End-Level Card Object
The end-level card is one of Super Mario Bros. 3’s objects that are tracked by multiple arrays in memory. The objects’ IDs, x-positions, y-positions, x-speeds, y-speeds, states, counters, etc. are all stored in arrays throughout memory. The arrays can track up to 8 objects at one time, and Most objects are spawned into one of the currently unused locations in the object arrays when the player scrolls the screen close enough to those objects. If there are no unused locations for the object to spawn, it won’t, and this is called despawning the object. This is sometimes used as a strategy to allow for a speedrunner to get past certain locations in the levels without having to deal with an enemy.
The end-level card is slightly special in that it always spawn in the 6th slot in the object array. This slot holds special objects and ensures that those objects will never be able to be despawned. No matter what a player does, the end-level card will always spawn. Another example of a special object is the bouncy note block that is spawned when a player lands on the note block tile in a level.
The following code in the disassembly is responsible for changing the end-level card between a mushroom card, a flower card, and a star card every eight frames.
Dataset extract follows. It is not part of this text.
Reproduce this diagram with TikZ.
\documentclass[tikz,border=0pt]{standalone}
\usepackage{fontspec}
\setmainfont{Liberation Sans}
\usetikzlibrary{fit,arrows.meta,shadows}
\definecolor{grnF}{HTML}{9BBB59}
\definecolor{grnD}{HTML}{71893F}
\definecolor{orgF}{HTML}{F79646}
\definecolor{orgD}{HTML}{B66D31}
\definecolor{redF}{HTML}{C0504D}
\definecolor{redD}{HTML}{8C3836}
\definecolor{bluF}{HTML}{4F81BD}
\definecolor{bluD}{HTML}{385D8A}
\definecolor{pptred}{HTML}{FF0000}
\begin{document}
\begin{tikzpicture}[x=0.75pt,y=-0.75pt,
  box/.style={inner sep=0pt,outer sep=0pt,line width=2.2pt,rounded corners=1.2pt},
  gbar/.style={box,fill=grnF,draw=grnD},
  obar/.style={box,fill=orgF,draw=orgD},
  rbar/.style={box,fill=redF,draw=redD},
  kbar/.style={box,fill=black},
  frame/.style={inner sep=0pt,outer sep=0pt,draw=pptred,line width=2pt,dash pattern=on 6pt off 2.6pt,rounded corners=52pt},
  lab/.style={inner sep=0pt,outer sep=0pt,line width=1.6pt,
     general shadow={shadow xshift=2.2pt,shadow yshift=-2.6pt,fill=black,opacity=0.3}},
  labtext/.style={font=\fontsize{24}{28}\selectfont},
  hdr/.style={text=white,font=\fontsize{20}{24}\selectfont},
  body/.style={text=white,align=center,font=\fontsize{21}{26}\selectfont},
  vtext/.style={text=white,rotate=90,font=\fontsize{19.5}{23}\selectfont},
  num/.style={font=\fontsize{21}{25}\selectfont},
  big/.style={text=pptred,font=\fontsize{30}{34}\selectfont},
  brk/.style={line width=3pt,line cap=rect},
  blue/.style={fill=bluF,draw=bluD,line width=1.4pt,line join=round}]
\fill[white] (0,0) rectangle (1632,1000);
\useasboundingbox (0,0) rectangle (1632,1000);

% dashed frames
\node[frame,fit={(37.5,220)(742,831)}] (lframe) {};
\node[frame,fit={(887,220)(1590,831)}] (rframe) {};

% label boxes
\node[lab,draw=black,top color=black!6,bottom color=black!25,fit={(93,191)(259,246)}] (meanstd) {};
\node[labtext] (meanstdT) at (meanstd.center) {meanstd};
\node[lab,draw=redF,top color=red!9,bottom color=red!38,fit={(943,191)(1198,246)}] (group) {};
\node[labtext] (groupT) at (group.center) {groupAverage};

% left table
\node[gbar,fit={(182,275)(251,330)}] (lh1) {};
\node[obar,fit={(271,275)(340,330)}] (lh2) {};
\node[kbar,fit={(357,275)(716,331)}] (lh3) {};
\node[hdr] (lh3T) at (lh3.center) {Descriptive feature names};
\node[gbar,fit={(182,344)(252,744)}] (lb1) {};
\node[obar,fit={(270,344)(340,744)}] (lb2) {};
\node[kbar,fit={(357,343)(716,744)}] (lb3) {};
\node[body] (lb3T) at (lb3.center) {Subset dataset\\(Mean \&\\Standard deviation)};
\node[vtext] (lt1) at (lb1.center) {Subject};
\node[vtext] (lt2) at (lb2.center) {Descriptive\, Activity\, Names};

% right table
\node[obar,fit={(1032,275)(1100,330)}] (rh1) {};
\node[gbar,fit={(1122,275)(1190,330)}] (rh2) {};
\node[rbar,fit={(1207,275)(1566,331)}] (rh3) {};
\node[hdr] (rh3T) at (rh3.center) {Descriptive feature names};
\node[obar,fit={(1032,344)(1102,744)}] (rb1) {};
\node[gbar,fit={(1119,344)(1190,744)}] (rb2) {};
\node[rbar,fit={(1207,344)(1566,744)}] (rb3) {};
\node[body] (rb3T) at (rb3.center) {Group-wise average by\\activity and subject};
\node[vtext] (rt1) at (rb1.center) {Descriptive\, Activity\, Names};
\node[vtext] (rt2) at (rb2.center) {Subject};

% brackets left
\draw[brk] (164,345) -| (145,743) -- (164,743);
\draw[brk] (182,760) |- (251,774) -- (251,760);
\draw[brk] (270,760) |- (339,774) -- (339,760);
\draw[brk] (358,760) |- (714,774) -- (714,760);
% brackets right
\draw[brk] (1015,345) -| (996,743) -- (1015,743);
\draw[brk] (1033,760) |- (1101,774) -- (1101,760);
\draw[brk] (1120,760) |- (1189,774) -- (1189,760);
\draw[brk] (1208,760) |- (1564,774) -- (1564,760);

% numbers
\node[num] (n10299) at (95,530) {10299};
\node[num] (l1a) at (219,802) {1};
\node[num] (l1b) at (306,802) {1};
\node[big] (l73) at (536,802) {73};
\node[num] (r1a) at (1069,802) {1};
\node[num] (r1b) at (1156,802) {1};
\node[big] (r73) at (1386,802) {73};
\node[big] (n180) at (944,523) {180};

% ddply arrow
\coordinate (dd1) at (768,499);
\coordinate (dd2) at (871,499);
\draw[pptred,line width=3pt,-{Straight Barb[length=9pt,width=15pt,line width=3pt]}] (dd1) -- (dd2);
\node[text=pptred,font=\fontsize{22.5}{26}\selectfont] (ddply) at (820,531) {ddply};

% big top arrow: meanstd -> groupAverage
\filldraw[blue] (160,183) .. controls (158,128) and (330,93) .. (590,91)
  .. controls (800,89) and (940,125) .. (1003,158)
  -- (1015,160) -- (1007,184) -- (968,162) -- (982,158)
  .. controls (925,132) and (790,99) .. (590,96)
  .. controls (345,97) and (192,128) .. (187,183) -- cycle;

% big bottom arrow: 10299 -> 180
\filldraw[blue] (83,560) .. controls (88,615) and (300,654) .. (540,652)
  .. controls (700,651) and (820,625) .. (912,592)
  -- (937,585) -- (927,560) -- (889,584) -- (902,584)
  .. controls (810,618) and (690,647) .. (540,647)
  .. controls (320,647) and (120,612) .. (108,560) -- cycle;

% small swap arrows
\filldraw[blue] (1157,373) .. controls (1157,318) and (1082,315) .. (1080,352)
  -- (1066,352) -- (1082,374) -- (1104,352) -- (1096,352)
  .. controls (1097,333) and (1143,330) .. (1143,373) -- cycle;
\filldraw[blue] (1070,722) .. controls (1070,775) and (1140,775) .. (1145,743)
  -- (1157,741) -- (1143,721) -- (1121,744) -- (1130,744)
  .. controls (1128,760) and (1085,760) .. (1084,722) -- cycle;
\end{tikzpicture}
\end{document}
EndLevelCard_Untouched: LDA <Counter_1 AND #$07 BNE PRG002_BB65 ; 1:8 ticks continue, otherwise jump to PRG002_BB65 ; Run through frames 0-2 INC Objects_Frame,X LDA Objects_Frame,X CMP #$03 BLT PRG002_BB65 ; Restart animation loop LDA #$00 STA Objects_Frame,X PRG002_BB65:
Listing 1: The code responsible for changing the end-level card every 8 frames after it is spawned
This code runs after the end-level card is spawned and every frame until the end-level card is touched by the player. The first thing it does is check the
Counter_1 value and look at the three least significant bits. If they’re all zeros, it increments the
Objects_Frame variable through the values 0, 1, and 2 over and over again. 0 is the Mushroom, 1 is the Flower, and 2 is the Star. When the card is spawned by the player scrolling the screen far enough, the card is initialized to be the Mushroom. It will only stay on the Mushroom until the
Counter_1 counter’s least significant three bits are zero—this could be between 0 and 7 frames—before changing to the Flower card. From then on, the card changes every eight frames, scrolling through Mushroom, then Flower, then Star, then Mushroom, etc.
Counter_1 value is simply incremented on every frame, so it could be any value on the frame the end-level card is spawned. This means the first card image could change immediately (0-frame delay) or could take 8 frames to change, depending upon the value of
Counter_1 when it was spawned.
In the following example video, when the end-level card was spawned, it only stayed on the mushroom card for two frames before changing to the flower. After that, the card changes every 8 frames. Because of this, if a player does not spawn the end-level card on the exact same frame as the TAS they’re following, the end-level card could differ even if they jump and hit the card on the exact same frame as the TAS.
Example of the first card changing only after 2 frames
This finally explained why Mitch successfully achieved the Early Hammer Manipulation No-Death Early Hammer while getting a different end-level card than the TAS.